Challenge – Reproduce the listing below without changes, except that pictures are left out.

Material provided –
BEGIN

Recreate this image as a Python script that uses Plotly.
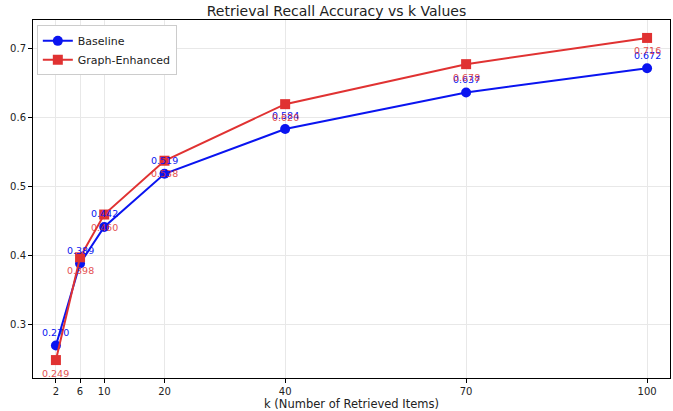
import plotly.graph_objects as go

k_values = [2, 6, 10, 20, 40, 70, 100]
baseline = [0.270, 0.389, 0.442, 0.519, 0.584, 0.637, 0.672]
graph_enhanced = [0.249, 0.398, 0.460, 0.538, 0.620, 0.678, 0.716]
y_ticks = [0.3, 0.4, 0.5, 0.6, 0.7]

BLUE = "#0a14f0"
RED = "#e03232"

fig = go.Figure()
fig.add_trace(go.Scatter(
    x=k_values, y=baseline, mode="lines+markers", name="Baseline",
    line=dict(color=BLUE, width=2), marker=dict(symbol="circle", size=10, color=BLUE),
))
fig.add_trace(go.Scatter(
    x=k_values, y=graph_enhanced, mode="lines+markers", name="Graph-Enhanced",
    line=dict(color=RED, width=2), marker=dict(symbol="square", size=10, color=RED),
))

for x, y in zip(k_values, baseline):
    fig.add_annotation(x=x, y=y, text=f"{y:.3f}", showarrow=False, yshift=13,
                       font=dict(size=9.5, color=BLUE, family="DejaVu Sans"))
for x, y in zip(k_values, graph_enhanced):
    fig.add_annotation(x=x, y=y, text=f"{y:.3f}", showarrow=False, yshift=-13,
                       font=dict(size=9.5, color=RED, family="DejaVu Sans"), opacity=0.85)

fig.update_layout(
    width=673, height=411,
    margin=dict(l=33, r=3, t=20, b=33),
    paper_bgcolor="white", plot_bgcolor="white",
    font=dict(family="DejaVu Sans", size=10, color="#222"),
    title=dict(text="Retrieval Recall Accuracy vs k Values", x=0.5, xanchor="center",
               y=1 - 11 / 411, yanchor="middle", font=dict(size=14, color="#222")),
    legend=dict(x=0.006, y=0.985, xanchor="left", yanchor="top",
                bordercolor="#cccccc", borderwidth=1, bgcolor="white",
                font=dict(size=11)),
    showlegend=True,
)
fig.update_xaxes(
    range=[-1.8, 103.8], tickvals=k_values, ticktext=[str(k) for k in k_values],
    showgrid=True, gridcolor="#e8e8e8", gridwidth=1,
    showline=True, linecolor="black", linewidth=1, mirror=True,
    ticks="outside", ticklen=4, tickcolor="black", zeroline=False,
    title=dict(text="k (Number of Retrieved Items)", font=dict(size=11.5), standoff=3),
)
fig.update_yaxes(
    range=[0.223, 0.742], tickvals=y_ticks, ticktext=[f"{t:.1f}" for t in y_ticks],
    showgrid=True, gridcolor="#e8e8e8", gridwidth=1,
    showline=True, linecolor="black", linewidth=1, mirror=True,
    ticks="outside", ticklen=4, tickcolor="black", zeroline=False,
)

fig.write_html("out.html", config={"displayModeBar": False},
               post_script="document.body.style.margin='0';")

END

Expected output –
Recreate this image as a Python script that uses Plotly.
import plotly.graph_objects as go

k_values = [2, 6, 10, 20, 40, 70, 100]
baseline = [0.270, 0.389, 0.442, 0.519, 0.584, 0.637, 0.672]
graph_enhanced = [0.249, 0.398, 0.460, 0.538, 0.620, 0.678, 0.716]
y_ticks = [0.3, 0.4, 0.5, 0.6, 0.7]

BLUE = "#0a14f0"
RED = "#e03232"

fig = go.Figure()
fig.add_trace(go.Scatter(
    x=k_values, y=baseline, mode="lines+markers", name="Baseline",
    line=dict(color=BLUE, width=2), marker=dict(symbol="circle", size=10, color=BLUE),
))
fig.add_trace(go.Scatter(
    x=k_values, y=graph_enhanced, mode="lines+markers", name="Graph-Enhanced",
    line=dict(color=RED, width=2), marker=dict(symbol="square", size=10, color=RED),
))

for x, y in zip(k_values, baseline):
    fig.add_annotation(x=x, y=y, text=f"{y:.3f}", showarrow=False, yshift=13,
                       font=dict(size=9.5, color=BLUE, family="DejaVu Sans"))
for x, y in zip(k_values, graph_enhanced):
    fig.add_annotation(x=x, y=y, text=f"{y:.3f}", showarrow=False, yshift=-13,
                       font=dict(size=9.5, color=RED, family="DejaVu Sans"), opacity=0.85)

fig.update_layout(
    width=673, height=411,
    margin=dict(l=33, r=3, t=20, b=33),
    paper_bgcolor="white", plot_bgcolor="white",
    font=dict(family="DejaVu Sans", size=10, color="#222"),
    title=dict(text="Retrieval Recall Accuracy vs k Values", x=0.5, xanchor="center",
               y=1 - 11 / 411, yanchor="middle", font=dict(size=14, color="#222")),
    legend=dict(x=0.006, y=0.985, xanchor="left", yanchor="top",
                bordercolor="#cccccc", borderwidth=1, bgcolor="white",
                font=dict(size=11)),
    showlegend=True,
)
fig.update_xaxes(
    range=[-1.8, 103.8], tickvals=k_values, ticktext=[str(k) for k in k_values],
    showgrid=True, gridcolor="#e8e8e8", gridwidth=1,
    showline=True, linecolor="black", linewidth=1, mirror=True,
    ticks="outside", ticklen=4, tickcolor="black", zeroline=False,
    title=dict(text="k (Number of Retrieved Items)", font=dict(size=11.5), standoff=3),
)
fig.update_yaxes(
    range=[0.223, 0.742], tickvals=y_ticks, ticktext=[f"{t:.1f}" for t in y_ticks],
    showgrid=True, gridcolor="#e8e8e8", gridwidth=1,
    showline=True, linecolor="black", linewidth=1, mirror=True,
    ticks="outside", ticklen=4, tickcolor="black", zeroline=False,
)

fig.write_html("out.html", config={"displayModeBar": False},
               post_script="document.body.style.margin='0';")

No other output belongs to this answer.